John Updike was another author the Schwartzes recorded before he hit it big. Lynne Sharon Schwartz says Updike was slightly known when they recorded him, age 30, reading an excerpt of "Lifeguard," from his short story collection Pigeon Feathers.
At 30, Updike's voice is hesitant, careful, a bit precious. At 76, in an interview with NPR, his voice is more confident — after so many books and stories and reviews and Pulitzer Prizes.
It was clearly a labor of love when Lynne and Harry Schwartz released their recordings in 1963. Now, they're being reissued on CDs and audio files as Calliope Author Readings. The Schwartzes believe these archival tapes of young writers who would become 20th-century literary lions are even more valuable now.

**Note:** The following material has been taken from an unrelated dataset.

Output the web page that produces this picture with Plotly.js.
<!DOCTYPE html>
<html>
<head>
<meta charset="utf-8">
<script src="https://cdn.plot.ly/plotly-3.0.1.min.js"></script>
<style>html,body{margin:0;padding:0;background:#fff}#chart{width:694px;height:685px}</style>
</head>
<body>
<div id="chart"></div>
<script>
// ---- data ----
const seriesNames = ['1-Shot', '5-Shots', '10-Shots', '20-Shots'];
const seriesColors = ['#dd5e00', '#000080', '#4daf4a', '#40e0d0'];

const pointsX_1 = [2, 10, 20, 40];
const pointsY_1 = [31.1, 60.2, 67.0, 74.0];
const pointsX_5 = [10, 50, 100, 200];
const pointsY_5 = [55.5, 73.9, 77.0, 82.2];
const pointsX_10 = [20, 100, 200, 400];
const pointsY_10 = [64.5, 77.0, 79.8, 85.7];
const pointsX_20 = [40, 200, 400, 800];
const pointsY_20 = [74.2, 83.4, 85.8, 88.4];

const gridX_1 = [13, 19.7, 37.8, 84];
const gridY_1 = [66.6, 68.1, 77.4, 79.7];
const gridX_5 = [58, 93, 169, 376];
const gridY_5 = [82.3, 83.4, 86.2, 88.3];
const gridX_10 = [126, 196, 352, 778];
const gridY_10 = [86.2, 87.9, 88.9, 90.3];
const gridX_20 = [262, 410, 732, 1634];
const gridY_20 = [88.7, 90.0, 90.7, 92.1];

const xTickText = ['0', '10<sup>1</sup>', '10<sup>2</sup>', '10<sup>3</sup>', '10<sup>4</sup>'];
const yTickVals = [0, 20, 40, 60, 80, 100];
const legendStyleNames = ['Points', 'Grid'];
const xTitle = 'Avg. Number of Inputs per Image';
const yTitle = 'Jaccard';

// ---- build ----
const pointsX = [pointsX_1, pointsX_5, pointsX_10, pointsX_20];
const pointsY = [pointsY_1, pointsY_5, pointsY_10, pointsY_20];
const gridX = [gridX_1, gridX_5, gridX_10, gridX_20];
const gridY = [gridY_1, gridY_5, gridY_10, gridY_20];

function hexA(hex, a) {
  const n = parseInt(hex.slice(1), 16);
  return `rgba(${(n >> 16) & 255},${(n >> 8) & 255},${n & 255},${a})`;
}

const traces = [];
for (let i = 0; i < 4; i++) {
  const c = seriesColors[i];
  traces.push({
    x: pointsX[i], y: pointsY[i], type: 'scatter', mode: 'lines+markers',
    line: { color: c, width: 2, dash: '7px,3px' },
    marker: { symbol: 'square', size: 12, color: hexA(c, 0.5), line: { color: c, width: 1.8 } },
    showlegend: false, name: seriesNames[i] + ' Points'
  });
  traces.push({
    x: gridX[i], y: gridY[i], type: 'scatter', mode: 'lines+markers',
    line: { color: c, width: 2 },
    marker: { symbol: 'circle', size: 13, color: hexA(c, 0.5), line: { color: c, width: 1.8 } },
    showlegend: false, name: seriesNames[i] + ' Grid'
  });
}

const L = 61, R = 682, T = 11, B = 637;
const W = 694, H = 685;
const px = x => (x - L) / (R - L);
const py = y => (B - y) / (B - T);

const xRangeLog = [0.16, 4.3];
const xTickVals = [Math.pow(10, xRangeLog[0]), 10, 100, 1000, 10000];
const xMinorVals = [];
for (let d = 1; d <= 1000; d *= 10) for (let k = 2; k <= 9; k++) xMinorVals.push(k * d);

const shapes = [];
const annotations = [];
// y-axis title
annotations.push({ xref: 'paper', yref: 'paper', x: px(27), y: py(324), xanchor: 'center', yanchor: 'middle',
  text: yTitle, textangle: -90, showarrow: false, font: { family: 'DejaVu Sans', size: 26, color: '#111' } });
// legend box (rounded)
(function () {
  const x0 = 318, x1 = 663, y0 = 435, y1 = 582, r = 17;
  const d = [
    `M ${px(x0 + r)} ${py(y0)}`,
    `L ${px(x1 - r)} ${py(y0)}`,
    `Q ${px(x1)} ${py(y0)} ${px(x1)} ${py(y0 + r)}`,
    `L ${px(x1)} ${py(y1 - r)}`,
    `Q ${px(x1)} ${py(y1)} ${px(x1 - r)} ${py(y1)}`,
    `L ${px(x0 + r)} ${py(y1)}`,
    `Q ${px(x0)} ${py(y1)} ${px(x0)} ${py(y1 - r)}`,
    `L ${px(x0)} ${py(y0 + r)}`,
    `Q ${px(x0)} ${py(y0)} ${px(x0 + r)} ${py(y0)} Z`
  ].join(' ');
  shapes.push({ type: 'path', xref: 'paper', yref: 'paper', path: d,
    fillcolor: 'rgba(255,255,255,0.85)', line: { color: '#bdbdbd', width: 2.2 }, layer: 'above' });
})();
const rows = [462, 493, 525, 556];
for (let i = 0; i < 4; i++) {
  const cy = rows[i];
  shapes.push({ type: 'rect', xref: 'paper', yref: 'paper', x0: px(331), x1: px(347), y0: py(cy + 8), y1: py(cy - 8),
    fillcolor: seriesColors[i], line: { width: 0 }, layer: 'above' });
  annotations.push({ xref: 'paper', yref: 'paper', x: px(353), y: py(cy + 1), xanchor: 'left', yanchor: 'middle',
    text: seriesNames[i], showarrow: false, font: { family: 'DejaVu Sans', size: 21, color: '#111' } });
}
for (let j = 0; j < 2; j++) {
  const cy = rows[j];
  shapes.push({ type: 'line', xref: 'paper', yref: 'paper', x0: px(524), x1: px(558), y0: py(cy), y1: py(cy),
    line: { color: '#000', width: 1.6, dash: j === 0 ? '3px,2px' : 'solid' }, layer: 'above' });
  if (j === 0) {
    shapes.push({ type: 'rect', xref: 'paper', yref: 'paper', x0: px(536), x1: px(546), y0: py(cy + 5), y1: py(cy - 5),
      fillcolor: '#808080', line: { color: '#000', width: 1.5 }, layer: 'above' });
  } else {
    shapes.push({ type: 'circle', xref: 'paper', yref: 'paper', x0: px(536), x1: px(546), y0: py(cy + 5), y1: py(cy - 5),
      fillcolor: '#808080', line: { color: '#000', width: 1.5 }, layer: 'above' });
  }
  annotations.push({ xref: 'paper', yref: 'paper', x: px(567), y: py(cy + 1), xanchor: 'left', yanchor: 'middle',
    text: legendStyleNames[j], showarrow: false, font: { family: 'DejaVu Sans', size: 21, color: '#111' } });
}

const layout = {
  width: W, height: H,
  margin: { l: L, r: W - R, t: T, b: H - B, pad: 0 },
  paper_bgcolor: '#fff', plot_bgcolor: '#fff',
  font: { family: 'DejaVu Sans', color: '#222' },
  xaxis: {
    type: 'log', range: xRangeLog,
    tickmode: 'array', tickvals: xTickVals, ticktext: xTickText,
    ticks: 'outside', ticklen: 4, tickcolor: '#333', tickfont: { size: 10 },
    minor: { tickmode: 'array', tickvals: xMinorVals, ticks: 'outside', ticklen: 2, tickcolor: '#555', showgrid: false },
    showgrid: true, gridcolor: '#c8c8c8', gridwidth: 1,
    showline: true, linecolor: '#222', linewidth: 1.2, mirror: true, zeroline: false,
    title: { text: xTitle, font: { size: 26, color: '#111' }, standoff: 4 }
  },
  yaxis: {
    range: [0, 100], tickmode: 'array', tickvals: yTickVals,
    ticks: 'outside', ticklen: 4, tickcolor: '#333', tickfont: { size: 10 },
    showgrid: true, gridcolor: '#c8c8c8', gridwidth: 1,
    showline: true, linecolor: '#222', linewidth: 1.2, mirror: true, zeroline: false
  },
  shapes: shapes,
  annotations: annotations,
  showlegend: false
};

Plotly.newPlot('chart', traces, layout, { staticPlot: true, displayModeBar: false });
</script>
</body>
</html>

"Some of these works are available read by actors," says Lynne Sharon Schwartz. "But it's not quite the same thing when you hear an author read his own. Then you really understand more about what it means to him, what he intended. These are historical documents — you know, they're voices. They're part of the cultural heritage."
The voices put us in the presence of beginnings, while we know full well what the glorious future will be for these writers.